A circular saw can produce accurate crosscuts, but it requires setup: mark the line, clamp a speed square or straightedge, and run the saw along the guide. With practice and a good guide, the results are excellent. Without a guide, freehand circular saw crosscuts will wander. For a single cut, the extra setup is minor. For 50 cuts in a row, the miter saw's zero-setup repeatability saves a tremendous amount of time.

Angle Cuts

Miter saws are purpose-built for angle cuts. The turntable rotates to preset detent positions (22.5, 31.6, 45 degrees, and more), and you lock the angle with a cam handle. Dual-bevel models tilt the blade left and right, so you can cut opposing angles without flipping the workpiece. A miter saw changes angle in seconds.

A circular saw adjusts bevel angle by tilting the base plate, which works well for single bevel cuts. But it only bevels in one direction, and there's no turntable for miter angles. To make a miter cut with a circular saw, you angle the guide, not the saw. Compound angles (miter plus bevel) are where the circular saw's limitations become painful. The miter saw handles them effortlessly.

Rip Cuts

The circular saw wins by default: miter saws cannot make rip cuts at all. The blade on a miter saw only travels across a fixed width (determined by the blade size and sliding capacity). It physically cannot cut along the length of a board.

A circular saw with a clamped straightedge produces clean, straight rip cuts through plywood, dimensional lumber, and hardwood. For long rip cuts in thick material, a table saw is the ideal tool, but a circular saw is a capable substitute.

Portability

A full-size circular saw weighs 8 to 11 lbs. Compact models like the Ryobi PSBCS01B weigh around 5 lbs. You pick it up with one hand. Cordless models run on the same batteries as your drill, and you can use them anywhere.

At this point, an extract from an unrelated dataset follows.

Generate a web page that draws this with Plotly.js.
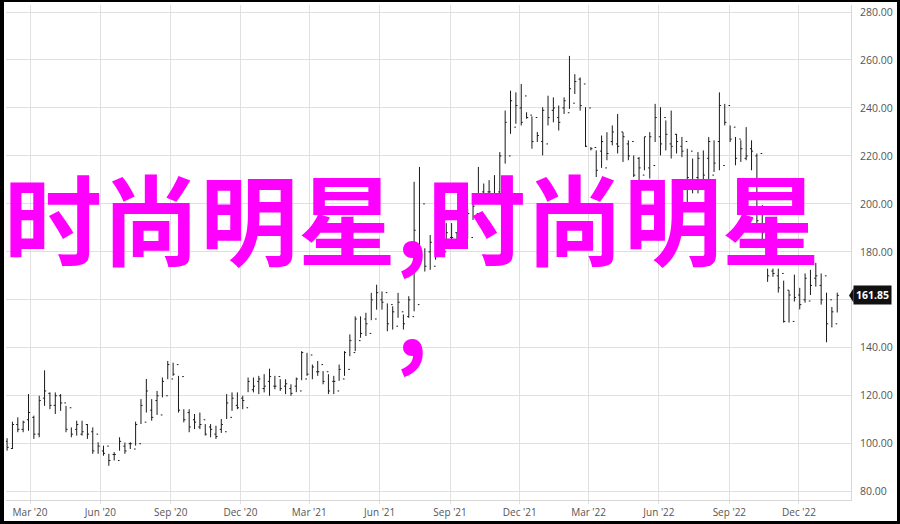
<!DOCTYPE html>
<html>
<head>
<meta charset="utf-8">
<script src="https://cdn.plot.ly/plotly-3.0.1.min.js"></script>
<style>
  html, body { margin: 0; padding: 0; background: #fff; }
  #chart { width: 900px; height: 524px; }
  #frame { position: fixed; left: 0; top: 0; width: 900px; height: 524px; box-sizing: border-box;
           border-style: solid; border-color: #000; border-width: 2px 3px 3px 4px; pointer-events: none; }
</style>
</head>
<body>
<div id="chart"></div>
<div id="frame"></div>
<script>
const dates = [
'2020-01-31','2020-02-07','2020-02-14','2020-02-21','2020-02-28','2020-03-06','2020-03-13','2020-03-20','2020-03-27','2020-04-03','2020-04-10','2020-04-17','2020-04-24','2020-05-01','2020-05-08','2020-05-15','2020-05-22','2020-05-29','2020-06-05','2020-06-12','2020-06-19','2020-06-26','2020-07-03','2020-07-10','2020-07-17','2020-07-24','2020-07-31','2020-08-07','2020-08-14','2020-08-21','2020-08-28','2020-09-04','2020-09-11','2020-09-18','2020-09-25','2020-10-02','2020-10-09','2020-10-16','2020-10-23','2020-10-30','2020-11-06','2020-11-13','2020-11-20','2020-11-27','2020-12-04','2020-12-11','2020-12-18','2020-12-25',
'2021-01-01','2021-01-08','2021-01-15','2021-01-22','2021-01-29','2021-02-05','2021-02-12','2021-02-19','2021-02-26','2021-03-05','2021-03-12','2021-03-19','2021-03-26','2021-04-02','2021-04-09','2021-04-16','2021-04-23','2021-04-30','2021-05-07','2021-05-14','2021-05-21','2021-05-28','2021-06-04','2021-06-11','2021-06-18','2021-06-25','2021-07-02','2021-07-09','2021-07-16','2021-07-23','2021-07-30','2021-08-06','2021-08-13','2021-08-20','2021-08-27','2021-09-03','2021-09-10','2021-09-17','2021-09-24','2021-10-01','2021-10-08','2021-10-15','2021-10-22','2021-10-29','2021-11-05','2021-11-12','2021-11-19','2021-11-26','2021-12-03','2021-12-10','2021-12-17','2021-12-24','2021-12-31',
'2022-01-07','2022-01-14','2022-01-21','2022-01-28','2022-02-04','2022-02-11','2022-02-18','2022-02-25','2022-03-04','2022-03-11','2022-03-18','2022-03-25','2022-04-01','2022-04-08','2022-04-15','2022-04-22','2022-04-29','2022-05-06','2022-05-13','2022-05-20','2022-05-27','2022-06-03','2022-06-10','2022-06-17','2022-06-24','2022-07-01','2022-07-08','2022-07-15','2022-07-22','2022-07-29','2022-08-05','2022-08-12','2022-08-19','2022-08-26','2022-09-02','2022-09-09','2022-09-16','2022-09-23','2022-09-30','2022-10-07','2022-10-14','2022-10-21','2022-10-28','2022-11-04','2022-11-11','2022-11-18','2022-11-25','2022-12-02','2022-12-09','2022-12-16','2022-12-23','2022-12-30',
'2023-01-06','2023-01-13','2023-01-20'
];

const openP = [
101,98,108,106,110,111,104,119,121,116,120,117,115,106,104,108,105,104,97,99,
95.5,93,99,100,97.8,100,109,114,118,112,120,127,133,128,113,110,107,110,107,104,
106,105,111,116,119,115,122.5,126,123,126,124,128,124,123,124,122,127,137,130,133,
130,126,122,127,131,138,143,152,146,152,160,163,158,149,155,153,153,158,200,180,
174,184,180,186,188,186,185,186,196,205,205,204,205,204,220,232,240,245,237,236,
226,225,239,236,240,238,242,252,250,240,223.5,222,215,226,225,230,225,226,219,212,
215,216,228,236,225,229,224,226,222,211,206,219,212,226,216,241,232,227,219,223,
220,221,193,172,170,171,164,151,162,160,159.5,169,166,170,160,150
];
const highP = [
102.3,109.2,111,109.6,120.7,111.7,120,130.6,121.4,121.4,120.7,115.8,106.8,109.6,109.6,108.2,106.8,100.6,99.2,95.8,
96.5,102.7,100.5,100.6,109.2,118.6,127,118.6,122,127.6,134.5,133.8,128.3,114.4,114.4,112.4,113,108.2,108.2,107.5,
110.3,120.7,121.4,121.4,120,127.6,127.6,128.3,129,131.3,128.3,126.9,126.9,124.8,127.6,138.6,137.9,133,134.5,130.3,
129,128.3,133,138.6,145.6,153.1,153.1,154.6,162.9,166.3,163.5,158.5,157.3,162.9,153.9,161.5,209.2,215.4,181.5,187,
186.3,188,192,192,188,187,198,201.6,215.4,208.5,209.9,212,221.6,238.9,247.2,246.5,250,238.2,236.5,230,
240.3,245.1,244.4,241,244.4,261.7,254.1,252.7,240.3,223.7,222.3,228.5,229.9,232.7,237.5,229.9,226.5,220.2,219.5,227.9,
229.9,241.7,240.3,234.8,238.9,229.2,227.9,223,218.9,221.6,222.3,227.9,226.5,246.5,241.7,232.7,227.9,226.5,232,226.5,
221,199.5,173,173,173,168,164,170.5,165,171,172.5,175.4,171,163,157,163
];
const lowP = [
97.1,97.8,104.8,104.8,105.4,102,102.7,115.8,114.4,112.4,113.7,104.8,102.7,103.4,103.4,102,95.8,95.8,95,90.8,
93,97.1,95.8,97.8,99.2,108.2,113,109.6,112,119.3,126.9,128.3,113,108.9,104.8,106.1,106.1,103.4,102.7,102,
104.5,110.3,113.7,114.4,114.4,121.5,121.4,120.7,121.4,120,122.7,122,120.7,120,121.5,126.5,128.3,126.9,128.3,124.8,
120.7,120.7,126.2,128.3,136.5,138.6,144.2,144.9,151.5,155.9,155.9,146.9,147.6,152.5,147.6,152.5,155.2,176.7,171.8,172.5,
176.7,178,183,185,184,183.5,185.5,193.3,203,203,203,203,203.7,216.8,229.2,233.4,232.7,235.5,223,225.8,
220.2,232.7,234,230.6,237.5,239.6,245.8,238.9,223.7,222.3,211.2,215,218.2,224.4,221,217.5,218.2,211.2,207.8,214,
210.6,225.8,220.2,222.3,218.9,221,219.5,198.8,204.4,204.4,208.5,208.5,213.3,214,232.7,225.8,216.1,217.5,218.2,214,
190.5,185,167.5,169.6,163,150.5,150.5,159.3,156,158.8,162,165.5,158,142.3,148.5,154.7
];
const closeP = [
98.5,108,106,109,113,104,118,122,116,120,117,106,104,108,105,104,97,99,96,93,
95.5,101,97,100,108,116,122,111,120,126,133,129,114,110,107,109,108,104,106,103,
108,117,119,115,118,126,124,127,124,128,124,123,125,121,127,138,129,132,130,126,
122,126,131,138,143,152,146,150,160,163,159,150,155,159,150,160,189,180,174,184,
179,186,188,186,185,186,196,199,204,204,205,204,220,234,243,241,234,236,226,228.5,
239,236,240,234,243,248,251,241,224,223,214,226,221,230,224,228,220,212,215,228,
228,236,225,229,224,226,222,211,206,219,212,226,217,241,234,227,219,223,220,222,
193,188,170,171,165,151,162,161,158,169,166,170,160,150,155,161.85
];

const tickValsY = [80,100,120,140,160,180,200,220,240,260,280];
const tickLabelsY = ['80.00','100.00','120.00','140.00','','180.00','200.00','220.00','240.00','260.00','280.00'];
const watermark = '时尚明星,时尚明星';
const watermark2 = ',';

const lastClose = closeP[closeP.length - 1];

const trace = {
  type: 'ohlc',
  x: dates, open: openP, high: highP, low: lowP, close: closeP,
  increasing: { line: { color: '#1a1a1a', width: 1 } },
  decreasing: { line: { color: '#1a1a1a', width: 1 } },
  tickwidth: 0.3,
  hoverinfo: 'skip'
};

const layout = {
  width: 900, height: 524,
  margin: { l: 6, r: 49, t: 5, b: 24, pad: 0 },
  paper_bgcolor: '#ffffff', plot_bgcolor: '#ffffff',
  showlegend: false,
  font: { family: 'Open Sans, sans-serif', size: 10, color: '#555' },
  xaxis: {
    type: 'date',
    range: ['2020-01-29 14:00', '2023-02-07'],
    rangeslider: { visible: false },
    tick0: '2020-03-01', dtick: 'M3', tickformat: "%b '%y",
    showgrid: true, gridcolor: '#e0e0e0', gridwidth: 1,
    ticks: 'outside', ticklen: 3, tickcolor: '#e0e0e0',
    showline: true, linecolor: '#d6d6d6', linewidth: 1,
    zeroline: false, tickfont: { size: 10, color: '#555' }
  },
  yaxis: {
    side: 'right',
    range: [76.54, 282.92],
    tickmode: 'array', tickvals: tickValsY, ticktext: tickLabelsY,
    showgrid: true, gridcolor: '#e0e0e0', gridwidth: 1,
    ticks: '', ticklabelstandoff: 6,
    showline: true, linecolor: '#d6d6d6', linewidth: 1,
    zeroline: false, tickfont: { size: 10.5, color: '#555' }
  },
  annotations: [
    {
      xref: 'paper', yref: 'paper', x: 0.4805, y: 0.576, xanchor: 'center', yanchor: 'middle',
      text: watermark, showarrow: false,
      font: { family: 'Noto Sans CJK SC', size: 98, color: '#ff00ff', weight: 'bold' }
    },
    {
      xref: 'paper', yref: 'paper', x: 0.4805, y: 0.377, xanchor: 'center', yanchor: 'middle',
      text: watermark2, showarrow: false,
      font: { family: 'Noto Sans CJK SC', size: 98, color: '#ff00ff', weight: 'bold' }
    },
    {
      xref: 'paper', yref: 'y', x: 1, y: lastClose, xanchor: 'left', yanchor: 'middle', xshift: 2,
      text: lastClose.toFixed(2), showarrow: false, bgcolor: '#111', borderpad: 2,
      font: { family: 'Open Sans, sans-serif', size: 10.5, color: '#fff', weight: 'bold' }
    }
  ],
  shapes: [
    {
      type: 'path', xref: 'paper', yref: 'y',
      path: 'M 0.9976,' + lastClose + ' L 1.0030,' + (lastClose + 3.0) + ' L 1.0030,' + (lastClose - 3.0) + ' Z',
      fillcolor: '#111', line: { width: 0 }
    }
  ]
};

Plotly.newPlot('chart', [trace], layout, { staticPlot: true, displayModeBar: false });
</script>
</body>
</html>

A miter saw weighs 24 lbs at minimum (the Metabo HPT C10FCGS) and 65 lbs at the heavy end (the Bosch GCM12SD). Most popular models weigh 48 to 58 lbs. You need a stand, a flat surface, and usually a power outlet (cordless miter saws exist, but they're expensive). Moving a miter saw means planning. Moving a circular saw means picking it up.

Price

Entry-level circular saws start around $60 to $100 for capable corded models. A solid cordless option like the DeWalt DCS575B runs about $205 (tool only). The total range spans roughly $60 to $250.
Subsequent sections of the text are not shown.